If the American people were to receive such news on their televisions, they would today be asking meaningful questions as they did in the 70’s, such as, “How is it possible for the US, the greatest military power on earth, to invade a country like Afghanistan, fighting against disorganized sheepherders for sixteen years, spending three trillion dollars doing it, and not gaining any ground whatever – in effect, being no further ahead than when they started?”
And how can returning veterans of that war be treated by Government as being potential terrorists - classified as “threats to democracy” upon their return?
The American media of today does not present these questions to viewers and they shall not do so in the future.
But, what of the anarchists?
Of course, when we think of anarchy, we think of groups like the SLA (Symbionese Liberation Army), who, at the time when M.A.S.H. was being aired, were a small group of people who armed themselves, robbed banks, kidnapped and killed people in the name of “liberation.”
The SLA were not, in fact, terrorists; they were a small gang of thugs. They were annihilated by the Los Angeles police, in a shoot-out and conflagration, and justifiably so, as they had violently aggressed against others without provocation.
Today, we incorrectly see groups like Black Lives Matter and Antifa as anarchists and, of course, we’re encouraged to view them in this light, as they’re groups that use force in order to terrorise others.
Presented in this light, we could be forgiven if we regard anarchists as “evil people who wish to destroy us.” Of course, we would oppose their activities and even their existence. They represent force, violence and intimidation.
The trouble is, “anarchy” is being misrepresented by both governments and the media in order to assure that the citizenry is compliant.
In truth, a definition of anarchy is, “The absence or non-recognition of authority.” Another definition is, “The absence of government and absolute freedom of the individual.”
What these true definitions represent, therefore, is, “leave me alone to live my life as I choose. As long as I don’t aggress against others, my liberty should be respected.”
Of course, this was the primary principle of America’s founding fathers – that the US would be a republic – a state of rule in which the rights of the individual are of paramount importance – not the will of leaders, or even the will of the majority.
And, in M.A.S.H, we have Corporal Klinger defending that inalienable right.
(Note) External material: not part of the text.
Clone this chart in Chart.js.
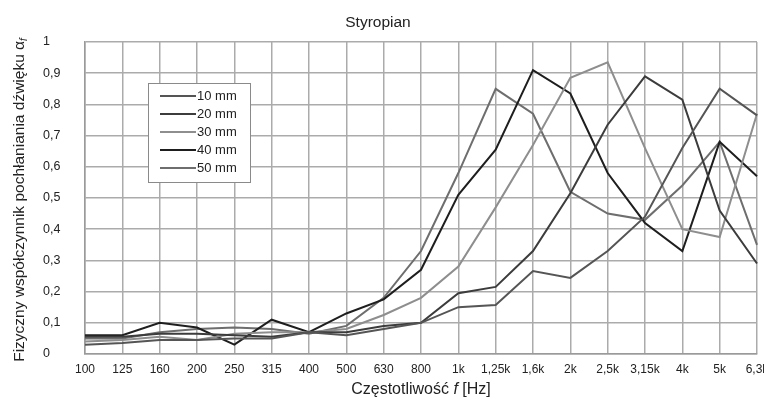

He’s a classic anarchist – a draftee into a system that he does not believe in. He offers no force, he simply states, in a peaceful manner, that he does not wish to participate in his government’s invasion of a sovereign nation halfway round the world.
The fact that he does so through a comical manner makes his anarchy no less valid.
During America’s involvement in the Viet Nam War, peace activist Charlotte Keyes wrote an article entitled, “Suppose They Gave a War and Nobody Came?”
The title became a minor anthem thereafter. Its supporters were anarchists – people who suggested that governments can create all the aggressive foreign adventures they want, but those who are being invited to become the cannon fodder in those adventures should be able to choose not to participate.
And, they should have every right to do so.
Centuries ago, leaders rode the horse that was at the head of the charge, followed by any who wished to arm themselves and fall in behind the leader.
Today, that’s decidedly not the case. The entire world is a grand chessboard, as Zbigniew Brzezinski has so eloquently described it, and political leaders never see the back of a horse. They, instead, provide for themselves the safest of perches upon which to sit, whilst they send out the gullible citizenry to do battle. They fund their wars through taxation - the fruits of the labour of the people they are elected to represent.
The people of a country pay the price with their earnings and their blood. The leaders take no personal risk, but are the recipients of the spoils.
Not surprising then, that they do all they can to discredit not only the anarchist, but the very concept of anarchy. To the American founding fathers, the anarchist was respected for his reasoning and his courage.
With or without the dress, the anarchists of today are equally worthy of our respect. They represent the voice of Liberty just as much as they did in 1776.